# Goal
Determine the number of lines containing the word "diagram", and state that figure alone.

====== Extracted information ======

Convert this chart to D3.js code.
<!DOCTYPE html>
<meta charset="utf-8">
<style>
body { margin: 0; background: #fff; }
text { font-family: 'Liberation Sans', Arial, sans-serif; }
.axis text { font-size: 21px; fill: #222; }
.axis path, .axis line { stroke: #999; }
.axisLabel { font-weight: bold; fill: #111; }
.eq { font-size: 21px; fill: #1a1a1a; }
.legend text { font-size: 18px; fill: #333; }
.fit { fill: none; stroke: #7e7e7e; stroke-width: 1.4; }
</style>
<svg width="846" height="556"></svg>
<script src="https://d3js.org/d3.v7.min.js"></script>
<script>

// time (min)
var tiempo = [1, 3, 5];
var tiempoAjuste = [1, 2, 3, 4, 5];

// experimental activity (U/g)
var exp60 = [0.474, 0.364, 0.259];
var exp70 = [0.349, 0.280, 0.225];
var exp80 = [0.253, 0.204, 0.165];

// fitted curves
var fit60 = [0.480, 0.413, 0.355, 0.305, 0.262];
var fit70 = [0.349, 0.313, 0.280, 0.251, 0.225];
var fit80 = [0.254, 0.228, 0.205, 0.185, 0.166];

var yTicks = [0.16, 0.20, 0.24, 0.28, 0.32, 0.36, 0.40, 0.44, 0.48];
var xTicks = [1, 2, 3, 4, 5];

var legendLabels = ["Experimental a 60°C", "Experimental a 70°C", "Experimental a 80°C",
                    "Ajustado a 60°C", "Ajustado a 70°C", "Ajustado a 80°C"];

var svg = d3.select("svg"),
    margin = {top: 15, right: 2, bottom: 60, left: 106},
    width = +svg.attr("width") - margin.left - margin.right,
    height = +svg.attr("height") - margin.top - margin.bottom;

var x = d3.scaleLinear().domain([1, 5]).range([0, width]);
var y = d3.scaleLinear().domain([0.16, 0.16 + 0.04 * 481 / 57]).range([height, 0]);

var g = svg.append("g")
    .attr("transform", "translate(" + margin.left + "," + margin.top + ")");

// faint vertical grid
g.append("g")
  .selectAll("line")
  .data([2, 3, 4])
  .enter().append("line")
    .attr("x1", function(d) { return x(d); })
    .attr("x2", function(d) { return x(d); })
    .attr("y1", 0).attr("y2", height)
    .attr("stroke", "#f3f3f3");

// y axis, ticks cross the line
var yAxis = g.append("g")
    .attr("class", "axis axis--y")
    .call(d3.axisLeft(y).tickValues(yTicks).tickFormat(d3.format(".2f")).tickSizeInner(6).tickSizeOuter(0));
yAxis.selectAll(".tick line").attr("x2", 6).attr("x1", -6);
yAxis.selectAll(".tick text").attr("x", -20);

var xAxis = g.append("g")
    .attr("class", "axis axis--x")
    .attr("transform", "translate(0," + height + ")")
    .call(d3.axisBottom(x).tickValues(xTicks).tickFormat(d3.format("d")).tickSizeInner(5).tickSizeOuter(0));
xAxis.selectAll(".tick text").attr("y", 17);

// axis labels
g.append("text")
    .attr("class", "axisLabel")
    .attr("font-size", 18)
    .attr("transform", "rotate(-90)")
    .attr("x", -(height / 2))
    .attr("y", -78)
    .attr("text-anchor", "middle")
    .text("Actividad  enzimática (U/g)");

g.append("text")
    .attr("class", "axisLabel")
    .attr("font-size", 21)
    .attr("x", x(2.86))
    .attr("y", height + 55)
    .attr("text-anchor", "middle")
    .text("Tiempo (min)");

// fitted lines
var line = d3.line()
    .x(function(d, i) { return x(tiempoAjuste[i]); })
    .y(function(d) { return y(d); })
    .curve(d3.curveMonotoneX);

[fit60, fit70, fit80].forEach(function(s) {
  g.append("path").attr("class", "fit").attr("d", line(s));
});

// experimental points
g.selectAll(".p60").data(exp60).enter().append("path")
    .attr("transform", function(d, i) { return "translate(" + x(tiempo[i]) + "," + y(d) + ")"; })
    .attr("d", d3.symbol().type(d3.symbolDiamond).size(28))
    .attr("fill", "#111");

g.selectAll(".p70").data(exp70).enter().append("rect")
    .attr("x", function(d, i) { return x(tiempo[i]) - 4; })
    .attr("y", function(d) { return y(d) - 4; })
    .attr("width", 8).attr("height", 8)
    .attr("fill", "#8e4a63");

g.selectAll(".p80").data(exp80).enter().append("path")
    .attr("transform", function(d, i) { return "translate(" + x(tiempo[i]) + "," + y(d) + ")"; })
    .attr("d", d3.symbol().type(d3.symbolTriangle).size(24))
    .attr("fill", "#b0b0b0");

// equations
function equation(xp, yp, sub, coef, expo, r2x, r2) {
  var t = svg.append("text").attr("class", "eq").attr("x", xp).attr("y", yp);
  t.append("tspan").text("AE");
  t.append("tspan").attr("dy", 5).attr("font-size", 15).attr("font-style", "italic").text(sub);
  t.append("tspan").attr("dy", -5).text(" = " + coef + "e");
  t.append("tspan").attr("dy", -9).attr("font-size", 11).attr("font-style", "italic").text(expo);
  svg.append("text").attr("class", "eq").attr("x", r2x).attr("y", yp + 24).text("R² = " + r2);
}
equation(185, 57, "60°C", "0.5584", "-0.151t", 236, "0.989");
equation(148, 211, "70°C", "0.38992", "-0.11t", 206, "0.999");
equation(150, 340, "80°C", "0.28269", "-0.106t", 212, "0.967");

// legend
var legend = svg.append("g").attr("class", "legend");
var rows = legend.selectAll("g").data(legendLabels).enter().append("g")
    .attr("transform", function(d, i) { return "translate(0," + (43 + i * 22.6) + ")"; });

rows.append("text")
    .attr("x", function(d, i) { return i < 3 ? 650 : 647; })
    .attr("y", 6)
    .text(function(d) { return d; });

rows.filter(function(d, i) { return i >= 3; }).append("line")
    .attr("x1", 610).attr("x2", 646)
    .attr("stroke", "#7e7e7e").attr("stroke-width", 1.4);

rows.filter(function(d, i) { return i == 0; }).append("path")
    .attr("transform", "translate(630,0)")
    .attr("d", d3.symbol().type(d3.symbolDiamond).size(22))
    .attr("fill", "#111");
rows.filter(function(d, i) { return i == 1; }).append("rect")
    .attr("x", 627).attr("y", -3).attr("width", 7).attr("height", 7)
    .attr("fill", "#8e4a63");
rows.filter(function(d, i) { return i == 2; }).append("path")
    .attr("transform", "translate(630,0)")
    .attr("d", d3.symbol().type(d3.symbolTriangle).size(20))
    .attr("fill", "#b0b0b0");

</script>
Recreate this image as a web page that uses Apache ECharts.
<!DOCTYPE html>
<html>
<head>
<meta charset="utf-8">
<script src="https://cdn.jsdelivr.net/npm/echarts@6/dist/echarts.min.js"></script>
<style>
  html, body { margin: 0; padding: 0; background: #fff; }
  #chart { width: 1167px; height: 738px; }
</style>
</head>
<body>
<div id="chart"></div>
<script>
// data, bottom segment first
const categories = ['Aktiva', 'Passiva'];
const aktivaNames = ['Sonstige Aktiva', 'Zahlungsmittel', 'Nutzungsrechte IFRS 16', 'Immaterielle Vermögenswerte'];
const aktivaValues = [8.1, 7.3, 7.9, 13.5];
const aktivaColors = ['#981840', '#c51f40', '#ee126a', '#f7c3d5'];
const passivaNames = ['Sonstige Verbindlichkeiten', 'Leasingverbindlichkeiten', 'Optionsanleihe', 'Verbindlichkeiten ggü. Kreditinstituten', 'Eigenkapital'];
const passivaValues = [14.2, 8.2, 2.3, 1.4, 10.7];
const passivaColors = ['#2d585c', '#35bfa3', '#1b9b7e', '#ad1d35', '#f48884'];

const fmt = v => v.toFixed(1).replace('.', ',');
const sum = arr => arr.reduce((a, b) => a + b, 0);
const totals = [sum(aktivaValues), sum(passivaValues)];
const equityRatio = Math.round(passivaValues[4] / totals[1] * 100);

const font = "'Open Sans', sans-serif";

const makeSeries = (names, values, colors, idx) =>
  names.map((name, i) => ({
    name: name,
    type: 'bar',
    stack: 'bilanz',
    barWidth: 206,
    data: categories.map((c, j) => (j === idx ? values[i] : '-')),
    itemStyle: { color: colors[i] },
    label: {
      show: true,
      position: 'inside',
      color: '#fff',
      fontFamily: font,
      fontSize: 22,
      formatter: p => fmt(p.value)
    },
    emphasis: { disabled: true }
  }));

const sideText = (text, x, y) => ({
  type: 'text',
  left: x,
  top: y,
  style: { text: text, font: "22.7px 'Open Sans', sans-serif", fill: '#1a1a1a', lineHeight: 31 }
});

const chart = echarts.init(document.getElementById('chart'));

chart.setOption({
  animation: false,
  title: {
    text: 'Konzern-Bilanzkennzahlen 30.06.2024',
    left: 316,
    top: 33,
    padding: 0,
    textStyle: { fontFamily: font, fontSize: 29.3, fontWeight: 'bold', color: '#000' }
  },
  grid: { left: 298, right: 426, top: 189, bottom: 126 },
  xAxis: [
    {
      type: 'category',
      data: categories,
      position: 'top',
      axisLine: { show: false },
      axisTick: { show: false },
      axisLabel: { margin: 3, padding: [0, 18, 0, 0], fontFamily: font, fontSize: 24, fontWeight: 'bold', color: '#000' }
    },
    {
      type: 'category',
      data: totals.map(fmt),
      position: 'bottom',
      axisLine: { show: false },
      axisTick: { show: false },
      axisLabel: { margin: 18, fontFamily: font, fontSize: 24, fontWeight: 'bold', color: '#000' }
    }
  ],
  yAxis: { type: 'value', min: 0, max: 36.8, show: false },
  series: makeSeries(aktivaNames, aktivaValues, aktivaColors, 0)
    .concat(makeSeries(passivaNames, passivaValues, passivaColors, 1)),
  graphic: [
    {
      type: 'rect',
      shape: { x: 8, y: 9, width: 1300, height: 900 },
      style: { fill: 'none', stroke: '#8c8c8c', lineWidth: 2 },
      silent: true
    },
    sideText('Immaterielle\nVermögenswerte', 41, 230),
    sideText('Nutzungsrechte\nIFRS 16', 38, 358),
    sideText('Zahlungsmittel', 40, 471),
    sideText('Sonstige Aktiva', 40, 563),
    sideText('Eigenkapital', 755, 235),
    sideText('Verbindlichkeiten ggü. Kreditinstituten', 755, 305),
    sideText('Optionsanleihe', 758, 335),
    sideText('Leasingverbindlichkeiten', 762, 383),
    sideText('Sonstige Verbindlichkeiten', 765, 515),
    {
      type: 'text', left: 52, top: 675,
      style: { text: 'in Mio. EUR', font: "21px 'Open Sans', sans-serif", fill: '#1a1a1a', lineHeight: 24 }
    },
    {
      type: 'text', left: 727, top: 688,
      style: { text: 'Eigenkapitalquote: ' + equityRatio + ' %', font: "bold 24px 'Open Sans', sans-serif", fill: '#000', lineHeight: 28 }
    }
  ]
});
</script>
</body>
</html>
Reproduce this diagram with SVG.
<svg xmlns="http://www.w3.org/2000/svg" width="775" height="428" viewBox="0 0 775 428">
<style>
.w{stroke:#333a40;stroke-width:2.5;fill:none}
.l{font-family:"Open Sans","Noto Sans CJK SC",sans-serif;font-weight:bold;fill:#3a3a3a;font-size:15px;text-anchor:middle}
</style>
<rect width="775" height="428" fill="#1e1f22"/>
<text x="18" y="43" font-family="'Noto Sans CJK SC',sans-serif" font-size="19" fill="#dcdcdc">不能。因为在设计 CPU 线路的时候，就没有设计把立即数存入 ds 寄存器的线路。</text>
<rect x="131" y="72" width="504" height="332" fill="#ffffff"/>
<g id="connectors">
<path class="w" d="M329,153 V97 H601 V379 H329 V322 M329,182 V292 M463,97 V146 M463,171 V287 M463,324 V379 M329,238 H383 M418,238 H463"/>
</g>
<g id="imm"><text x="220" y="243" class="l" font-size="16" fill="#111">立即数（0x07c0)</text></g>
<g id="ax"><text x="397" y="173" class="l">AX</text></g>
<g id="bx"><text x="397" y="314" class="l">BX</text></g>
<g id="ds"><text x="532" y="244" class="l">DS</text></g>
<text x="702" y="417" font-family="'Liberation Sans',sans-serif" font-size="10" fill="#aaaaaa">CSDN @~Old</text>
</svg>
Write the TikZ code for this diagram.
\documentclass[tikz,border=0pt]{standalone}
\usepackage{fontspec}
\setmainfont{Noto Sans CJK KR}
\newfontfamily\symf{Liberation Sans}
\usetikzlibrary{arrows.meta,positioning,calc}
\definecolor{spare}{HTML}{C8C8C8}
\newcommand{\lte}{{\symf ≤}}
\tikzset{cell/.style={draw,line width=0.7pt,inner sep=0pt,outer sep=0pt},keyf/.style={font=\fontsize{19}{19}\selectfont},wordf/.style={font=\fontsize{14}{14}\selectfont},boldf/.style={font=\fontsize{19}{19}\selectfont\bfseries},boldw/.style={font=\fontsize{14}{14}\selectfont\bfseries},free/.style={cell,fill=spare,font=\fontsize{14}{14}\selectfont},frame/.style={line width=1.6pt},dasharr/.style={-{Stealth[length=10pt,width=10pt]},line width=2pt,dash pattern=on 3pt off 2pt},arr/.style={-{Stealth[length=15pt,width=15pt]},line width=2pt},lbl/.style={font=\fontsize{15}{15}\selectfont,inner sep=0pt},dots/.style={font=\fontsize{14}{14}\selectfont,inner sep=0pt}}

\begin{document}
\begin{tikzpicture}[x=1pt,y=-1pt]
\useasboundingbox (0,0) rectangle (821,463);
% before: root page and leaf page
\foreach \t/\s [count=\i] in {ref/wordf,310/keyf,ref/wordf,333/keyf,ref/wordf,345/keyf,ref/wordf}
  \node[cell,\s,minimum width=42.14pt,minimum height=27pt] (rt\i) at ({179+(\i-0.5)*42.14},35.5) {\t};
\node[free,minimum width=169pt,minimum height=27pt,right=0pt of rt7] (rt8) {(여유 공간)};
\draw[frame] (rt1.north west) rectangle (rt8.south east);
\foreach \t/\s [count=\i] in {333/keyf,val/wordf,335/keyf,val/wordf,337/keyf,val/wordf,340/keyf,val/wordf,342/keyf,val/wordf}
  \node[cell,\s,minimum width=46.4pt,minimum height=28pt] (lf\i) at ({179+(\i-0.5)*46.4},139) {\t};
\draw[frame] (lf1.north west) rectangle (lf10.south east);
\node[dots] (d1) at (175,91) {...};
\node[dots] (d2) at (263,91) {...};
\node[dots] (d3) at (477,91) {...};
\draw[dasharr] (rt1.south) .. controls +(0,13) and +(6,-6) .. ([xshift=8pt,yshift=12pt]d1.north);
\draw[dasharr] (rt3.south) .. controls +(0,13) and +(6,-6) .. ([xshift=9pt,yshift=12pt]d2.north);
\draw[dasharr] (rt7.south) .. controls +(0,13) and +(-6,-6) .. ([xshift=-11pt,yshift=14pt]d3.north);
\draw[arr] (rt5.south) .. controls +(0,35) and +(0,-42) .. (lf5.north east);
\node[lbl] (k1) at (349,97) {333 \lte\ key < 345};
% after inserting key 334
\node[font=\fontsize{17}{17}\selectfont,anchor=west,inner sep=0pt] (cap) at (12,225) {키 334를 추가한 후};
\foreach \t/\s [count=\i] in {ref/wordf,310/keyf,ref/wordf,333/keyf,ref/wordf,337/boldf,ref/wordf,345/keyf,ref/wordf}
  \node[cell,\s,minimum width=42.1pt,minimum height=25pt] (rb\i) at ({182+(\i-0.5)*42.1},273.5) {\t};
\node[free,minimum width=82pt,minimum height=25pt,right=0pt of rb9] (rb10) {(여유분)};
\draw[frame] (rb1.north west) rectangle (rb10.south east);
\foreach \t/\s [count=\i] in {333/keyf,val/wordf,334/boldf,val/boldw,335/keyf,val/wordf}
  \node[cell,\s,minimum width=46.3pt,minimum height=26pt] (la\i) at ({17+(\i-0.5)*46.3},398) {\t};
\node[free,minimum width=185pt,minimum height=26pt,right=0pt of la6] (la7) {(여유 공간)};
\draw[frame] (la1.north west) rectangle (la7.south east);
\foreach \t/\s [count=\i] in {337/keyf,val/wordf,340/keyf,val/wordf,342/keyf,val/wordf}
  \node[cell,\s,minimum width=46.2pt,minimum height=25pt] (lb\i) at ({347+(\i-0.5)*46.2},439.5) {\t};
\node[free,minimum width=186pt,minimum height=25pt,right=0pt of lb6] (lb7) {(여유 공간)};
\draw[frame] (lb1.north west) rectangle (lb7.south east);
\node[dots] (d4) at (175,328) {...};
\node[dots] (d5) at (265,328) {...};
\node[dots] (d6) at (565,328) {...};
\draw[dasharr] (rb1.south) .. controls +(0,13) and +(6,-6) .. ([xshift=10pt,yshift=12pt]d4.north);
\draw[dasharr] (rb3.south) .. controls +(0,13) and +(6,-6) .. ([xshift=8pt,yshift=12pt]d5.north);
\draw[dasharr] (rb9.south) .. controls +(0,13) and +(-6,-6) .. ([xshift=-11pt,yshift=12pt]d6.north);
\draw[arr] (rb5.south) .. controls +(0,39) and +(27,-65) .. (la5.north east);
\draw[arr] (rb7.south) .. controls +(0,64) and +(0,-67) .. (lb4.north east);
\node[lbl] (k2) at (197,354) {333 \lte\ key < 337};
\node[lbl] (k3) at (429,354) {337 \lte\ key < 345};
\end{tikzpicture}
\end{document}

======

# Final answer
2